Sunday, February 20, 2011

An American's "imperialistic arrogance" in the streets of Pakistan

The behavior of Rayomnd Davis in Lahore, the more we know about it, looks obviously like what someone has called "imperialistic arrogance." The American government should apologize and Davis should be tried in a Pakistani court for shooting two Pakistanis in the back in cold blood on the street in Lahore [see details in the Guardian as indicated below].

One sad element of the affair is that the Pakistanis still retain the old resentments for the way the peoples of South Asia were exploited by the British for generations, even up until 1947, to the last minute before "independence." The Americans, blithely indifferent to that history, have taken over the role of hegemon in South Asia and accordingly have received some of the sentimental baggage associated with the British. So the rash killing of Pakistanis by an American outrages the Pakistanis. They are right to demand that Davis be tried for murder.

Of course the Pakistanis, famous for the conspiracies they worry about, have no doubt that Davis was CIA. The Guardian newspaper, however, has no such inclination, and it reports that by all appearances Davis was CIA. This is not Pakistani paranoia; it appears to be true. Read the Guardian's report in the two articles below.

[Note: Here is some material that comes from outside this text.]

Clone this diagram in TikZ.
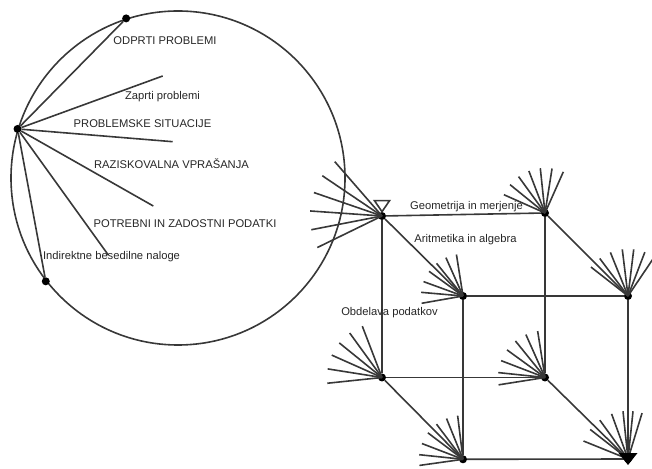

It's hard for us Americans to own up to the abuses our empire has been guilty of. The Germans and Japanese should have apologized, we assume; also the British for abuses in many parts of its empire; also, now, the governments of Egypt and Iran and elsewhere who have gunned down their own people. But we see ourselves as the good guys. Our programs aim to improve, deliver, heal. I believe some of the American sponsored programs have indeed been valuable and in any case good-intentioned, but some activities by our government reflect a general indifference to the feelings and attitudes of the folks in other countries.

We should apologize. For what it's worth, to the Pakistani people I apologize. I'm sorry and ashamed for the behavior of one of my countrymen; as far as I know, he behaved cruelly and brutally. His behavior does not represent my feelings toward the Pakistani people or the feelings of most Americans I know.